◆ **GIVEN MATERIAL**:
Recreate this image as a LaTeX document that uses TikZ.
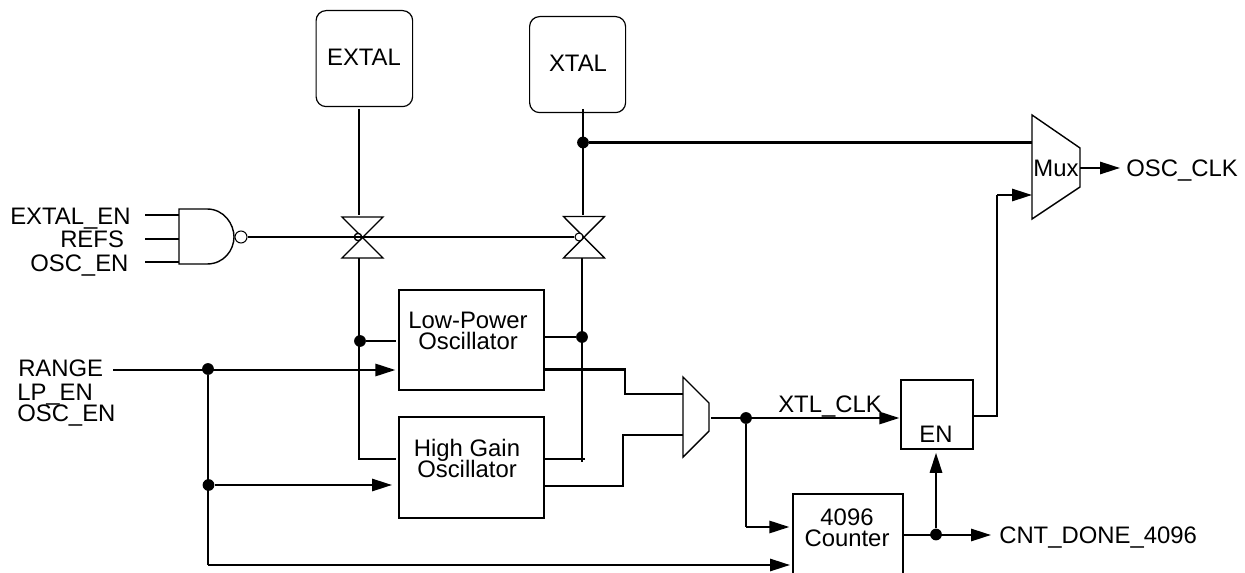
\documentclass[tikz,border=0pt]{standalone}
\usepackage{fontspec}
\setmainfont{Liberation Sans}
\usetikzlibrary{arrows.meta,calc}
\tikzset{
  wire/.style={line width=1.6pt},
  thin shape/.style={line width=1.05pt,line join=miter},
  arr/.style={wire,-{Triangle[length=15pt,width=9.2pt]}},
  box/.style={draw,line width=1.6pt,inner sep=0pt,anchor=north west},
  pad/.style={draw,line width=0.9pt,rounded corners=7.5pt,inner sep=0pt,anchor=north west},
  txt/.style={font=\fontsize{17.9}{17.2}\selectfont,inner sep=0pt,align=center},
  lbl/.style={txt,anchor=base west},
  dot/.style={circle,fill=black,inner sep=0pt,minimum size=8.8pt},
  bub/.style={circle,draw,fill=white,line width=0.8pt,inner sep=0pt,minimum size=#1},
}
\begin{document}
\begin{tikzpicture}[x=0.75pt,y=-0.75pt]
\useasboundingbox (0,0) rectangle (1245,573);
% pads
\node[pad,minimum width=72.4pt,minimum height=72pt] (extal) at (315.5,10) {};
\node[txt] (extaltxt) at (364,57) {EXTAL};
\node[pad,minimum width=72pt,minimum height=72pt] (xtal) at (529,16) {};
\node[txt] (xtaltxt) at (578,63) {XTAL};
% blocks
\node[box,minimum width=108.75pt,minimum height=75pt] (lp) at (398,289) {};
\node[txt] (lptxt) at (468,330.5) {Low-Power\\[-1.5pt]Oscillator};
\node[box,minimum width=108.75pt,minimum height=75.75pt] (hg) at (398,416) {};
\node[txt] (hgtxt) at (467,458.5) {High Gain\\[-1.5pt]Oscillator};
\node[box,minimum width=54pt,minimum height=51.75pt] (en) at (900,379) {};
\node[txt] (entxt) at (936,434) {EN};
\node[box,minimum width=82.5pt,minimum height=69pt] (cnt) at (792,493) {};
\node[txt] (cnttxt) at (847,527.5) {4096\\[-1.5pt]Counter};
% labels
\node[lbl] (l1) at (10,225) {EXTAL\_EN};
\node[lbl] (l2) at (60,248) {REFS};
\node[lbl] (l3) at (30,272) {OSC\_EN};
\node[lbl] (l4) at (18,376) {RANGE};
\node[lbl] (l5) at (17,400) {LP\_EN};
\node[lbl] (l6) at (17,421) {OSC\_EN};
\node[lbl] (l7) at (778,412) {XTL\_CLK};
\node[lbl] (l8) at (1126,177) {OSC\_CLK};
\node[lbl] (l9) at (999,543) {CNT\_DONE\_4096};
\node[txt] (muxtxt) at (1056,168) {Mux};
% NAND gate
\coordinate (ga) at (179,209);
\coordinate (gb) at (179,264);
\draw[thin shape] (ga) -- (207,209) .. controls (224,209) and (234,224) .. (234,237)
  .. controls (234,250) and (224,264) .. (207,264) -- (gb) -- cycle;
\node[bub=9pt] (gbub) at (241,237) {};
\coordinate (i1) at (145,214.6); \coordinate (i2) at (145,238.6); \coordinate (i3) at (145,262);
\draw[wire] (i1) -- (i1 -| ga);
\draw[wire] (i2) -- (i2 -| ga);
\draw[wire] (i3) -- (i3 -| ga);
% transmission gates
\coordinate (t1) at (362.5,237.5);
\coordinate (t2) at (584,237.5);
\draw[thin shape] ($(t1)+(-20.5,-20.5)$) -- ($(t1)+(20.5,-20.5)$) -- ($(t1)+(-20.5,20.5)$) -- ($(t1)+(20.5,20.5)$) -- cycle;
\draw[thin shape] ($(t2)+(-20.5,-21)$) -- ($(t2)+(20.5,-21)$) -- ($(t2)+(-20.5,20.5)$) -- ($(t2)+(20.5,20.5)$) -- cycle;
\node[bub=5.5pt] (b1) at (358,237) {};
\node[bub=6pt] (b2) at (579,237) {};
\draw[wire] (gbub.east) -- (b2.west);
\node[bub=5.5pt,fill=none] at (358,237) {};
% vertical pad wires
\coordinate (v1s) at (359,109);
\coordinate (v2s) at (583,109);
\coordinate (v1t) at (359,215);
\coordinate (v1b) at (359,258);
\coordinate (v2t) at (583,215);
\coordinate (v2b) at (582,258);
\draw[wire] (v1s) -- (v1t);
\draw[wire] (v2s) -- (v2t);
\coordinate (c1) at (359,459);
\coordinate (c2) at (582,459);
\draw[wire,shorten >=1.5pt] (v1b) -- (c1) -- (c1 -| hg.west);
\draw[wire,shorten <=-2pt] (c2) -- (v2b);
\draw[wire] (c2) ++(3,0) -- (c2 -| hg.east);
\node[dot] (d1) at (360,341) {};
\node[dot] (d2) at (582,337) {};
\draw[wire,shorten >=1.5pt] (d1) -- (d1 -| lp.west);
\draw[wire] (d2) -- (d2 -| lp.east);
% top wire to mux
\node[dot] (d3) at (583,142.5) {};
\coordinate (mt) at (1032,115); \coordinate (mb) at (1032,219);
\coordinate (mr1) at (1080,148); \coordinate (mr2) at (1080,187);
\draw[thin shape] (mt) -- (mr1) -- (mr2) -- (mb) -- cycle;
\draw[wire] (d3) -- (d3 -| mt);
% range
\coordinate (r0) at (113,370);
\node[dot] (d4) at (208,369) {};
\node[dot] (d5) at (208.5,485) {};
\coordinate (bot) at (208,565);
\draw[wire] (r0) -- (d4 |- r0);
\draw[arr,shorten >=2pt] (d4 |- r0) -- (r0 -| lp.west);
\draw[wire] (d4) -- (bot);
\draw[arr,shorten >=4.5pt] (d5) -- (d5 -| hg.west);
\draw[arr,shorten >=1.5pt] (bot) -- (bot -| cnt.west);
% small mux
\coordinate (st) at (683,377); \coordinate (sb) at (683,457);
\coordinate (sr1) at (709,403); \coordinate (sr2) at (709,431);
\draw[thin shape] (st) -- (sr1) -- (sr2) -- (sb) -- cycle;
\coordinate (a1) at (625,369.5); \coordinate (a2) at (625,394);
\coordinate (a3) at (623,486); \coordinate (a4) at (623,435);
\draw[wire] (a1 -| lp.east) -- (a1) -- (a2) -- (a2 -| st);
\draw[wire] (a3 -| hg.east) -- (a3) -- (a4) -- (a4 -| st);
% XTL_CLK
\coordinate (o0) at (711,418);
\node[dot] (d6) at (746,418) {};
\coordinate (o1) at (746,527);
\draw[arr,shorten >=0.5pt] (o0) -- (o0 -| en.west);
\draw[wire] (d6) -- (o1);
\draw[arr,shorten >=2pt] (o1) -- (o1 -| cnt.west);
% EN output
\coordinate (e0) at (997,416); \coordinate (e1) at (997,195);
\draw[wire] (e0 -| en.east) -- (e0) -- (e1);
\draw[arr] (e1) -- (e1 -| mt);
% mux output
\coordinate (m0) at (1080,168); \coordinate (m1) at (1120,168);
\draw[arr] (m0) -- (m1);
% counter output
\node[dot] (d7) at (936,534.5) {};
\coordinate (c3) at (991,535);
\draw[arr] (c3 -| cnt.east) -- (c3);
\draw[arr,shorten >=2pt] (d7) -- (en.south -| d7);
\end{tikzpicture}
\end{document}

◆ **EXERCISE REQUIREMENTS**: Pictures are to be left out; repeat all the remaining data exactly.

◆ **FULL OUTPUT**:
Recreate this image as a LaTeX document that uses TikZ.
\documentclass[tikz,border=0pt]{standalone}
\usepackage{fontspec}
\setmainfont{Liberation Sans}
\usetikzlibrary{arrows.meta,calc}
\tikzset{
  wire/.style={line width=1.6pt},
  thin shape/.style={line width=1.05pt,line join=miter},
  arr/.style={wire,-{Triangle[length=15pt,width=9.2pt]}},
  box/.style={draw,line width=1.6pt,inner sep=0pt,anchor=north west},
  pad/.style={draw,line width=0.9pt,rounded corners=7.5pt,inner sep=0pt,anchor=north west},
  txt/.style={font=\fontsize{17.9}{17.2}\selectfont,inner sep=0pt,align=center},
  lbl/.style={txt,anchor=base west},
  dot/.style={circle,fill=black,inner sep=0pt,minimum size=8.8pt},
  bub/.style={circle,draw,fill=white,line width=0.8pt,inner sep=0pt,minimum size=#1},
}
\begin{document}
\begin{tikzpicture}[x=0.75pt,y=-0.75pt]
\useasboundingbox (0,0) rectangle (1245,573);
% pads
\node[pad,minimum width=72.4pt,minimum height=72pt] (extal) at (315.5,10) {};
\node[txt] (extaltxt) at (364,57) {EXTAL};
\node[pad,minimum width=72pt,minimum height=72pt] (xtal) at (529,16) {};
\node[txt] (xtaltxt) at (578,63) {XTAL};
% blocks
\node[box,minimum width=108.75pt,minimum height=75pt] (lp) at (398,289) {};
\node[txt] (lptxt) at (468,330.5) {Low-Power\\[-1.5pt]Oscillator};
\node[box,minimum width=108.75pt,minimum height=75.75pt] (hg) at (398,416) {};
\node[txt] (hgtxt) at (467,458.5) {High Gain\\[-1.5pt]Oscillator};
\node[box,minimum width=54pt,minimum height=51.75pt] (en) at (900,379) {};
\node[txt] (entxt) at (936,434) {EN};
\node[box,minimum width=82.5pt,minimum height=69pt] (cnt) at (792,493) {};
\node[txt] (cnttxt) at (847,527.5) {4096\\[-1.5pt]Counter};
% labels
\node[lbl] (l1) at (10,225) {EXTAL\_EN};
\node[lbl] (l2) at (60,248) {REFS};
\node[lbl] (l3) at (30,272) {OSC\_EN};
\node[lbl] (l4) at (18,376) {RANGE};
\node[lbl] (l5) at (17,400) {LP\_EN};
\node[lbl] (l6) at (17,421) {OSC\_EN};
\node[lbl] (l7) at (778,412) {XTL\_CLK};
\node[lbl] (l8) at (1126,177) {OSC\_CLK};
\node[lbl] (l9) at (999,543) {CNT\_DONE\_4096};
\node[txt] (muxtxt) at (1056,168) {Mux};
% NAND gate
\coordinate (ga) at (179,209);
\coordinate (gb) at (179,264);
\draw[thin shape] (ga) -- (207,209) .. controls (224,209) and (234,224) .. (234,237)
  .. controls (234,250) and (224,264) .. (207,264) -- (gb) -- cycle;
\node[bub=9pt] (gbub) at (241,237) {};
\coordinate (i1) at (145,214.6); \coordinate (i2) at (145,238.6); \coordinate (i3) at (145,262);
\draw[wire] (i1) -- (i1 -| ga);
\draw[wire] (i2) -- (i2 -| ga);
\draw[wire] (i3) -- (i3 -| ga);
% transmission gates
\coordinate (t1) at (362.5,237.5);
\coordinate (t2) at (584,237.5);
\draw[thin shape] ($(t1)+(-20.5,-20.5)$) -- ($(t1)+(20.5,-20.5)$) -- ($(t1)+(-20.5,20.5)$) -- ($(t1)+(20.5,20.5)$) -- cycle;
\draw[thin shape] ($(t2)+(-20.5,-21)$) -- ($(t2)+(20.5,-21)$) -- ($(t2)+(-20.5,20.5)$) -- ($(t2)+(20.5,20.5)$) -- cycle;
\node[bub=5.5pt] (b1) at (358,237) {};
\node[bub=6pt] (b2) at (579,237) {};
\draw[wire] (gbub.east) -- (b2.west);
\node[bub=5.5pt,fill=none] at (358,237) {};
% vertical pad wires
\coordinate (v1s) at (359,109);
\coordinate (v2s) at (583,109);
\coordinate (v1t) at (359,215);
\coordinate (v1b) at (359,258);
\coordinate (v2t) at (583,215);
\coordinate (v2b) at (582,258);
\draw[wire] (v1s) -- (v1t);
\draw[wire] (v2s) -- (v2t);
\coordinate (c1) at (359,459);
\coordinate (c2) at (582,459);
\draw[wire,shorten >=1.5pt] (v1b) -- (c1) -- (c1 -| hg.west);
\draw[wire,shorten <=-2pt] (c2) -- (v2b);
\draw[wire] (c2) ++(3,0) -- (c2 -| hg.east);
\node[dot] (d1) at (360,341) {};
\node[dot] (d2) at (582,337) {};
\draw[wire,shorten >=1.5pt] (d1) -- (d1 -| lp.west);
\draw[wire] (d2) -- (d2 -| lp.east);
% top wire to mux
\node[dot] (d3) at (583,142.5) {};
\coordinate (mt) at (1032,115); \coordinate (mb) at (1032,219);
\coordinate (mr1) at (1080,148); \coordinate (mr2) at (1080,187);
\draw[thin shape] (mt) -- (mr1) -- (mr2) -- (mb) -- cycle;
\draw[wire] (d3) -- (d3 -| mt);
% range
\coordinate (r0) at (113,370);
\node[dot] (d4) at (208,369) {};
\node[dot] (d5) at (208.5,485) {};
\coordinate (bot) at (208,565);
\draw[wire] (r0) -- (d4 |- r0);
\draw[arr,shorten >=2pt] (d4 |- r0) -- (r0 -| lp.west);
\draw[wire] (d4) -- (bot);
\draw[arr,shorten >=4.5pt] (d5) -- (d5 -| hg.west);
\draw[arr,shorten >=1.5pt] (bot) -- (bot -| cnt.west);
% small mux
\coordinate (st) at (683,377); \coordinate (sb) at (683,457);
\coordinate (sr1) at (709,403); \coordinate (sr2) at (709,431);
\draw[thin shape] (st) -- (sr1) -- (sr2) -- (sb) -- cycle;
\coordinate (a1) at (625,369.5); \coordinate (a2) at (625,394);
\coordinate (a3) at (623,486); \coordinate (a4) at (623,435);
\draw[wire] (a1 -| lp.east) -- (a1) -- (a2) -- (a2 -| st);
\draw[wire] (a3 -| hg.east) -- (a3) -- (a4) -- (a4 -| st);
% XTL_CLK
\coordinate (o0) at (711,418);
\node[dot] (d6) at (746,418) {};
\coordinate (o1) at (746,527);
\draw[arr,shorten >=0.5pt] (o0) -- (o0 -| en.west);
\draw[wire] (d6) -- (o1);
\draw[arr,shorten >=2pt] (o1) -- (o1 -| cnt.west);
% EN output
\coordinate (e0) at (997,416); \coordinate (e1) at (997,195);
\draw[wire] (e0 -| en.east) -- (e0) -- (e1);
\draw[arr] (e1) -- (e1 -| mt);
% mux output
\coordinate (m0) at (1080,168); \coordinate (m1) at (1120,168);
\draw[arr] (m0) -- (m1);
% counter output
\node[dot] (d7) at (936,534.5) {};
\coordinate (c3) at (991,535);
\draw[arr] (c3 -| cnt.east) -- (c3);
\draw[arr,shorten >=2pt] (d7) -- (en.south -| d7);
\end{tikzpicture}
\end{document}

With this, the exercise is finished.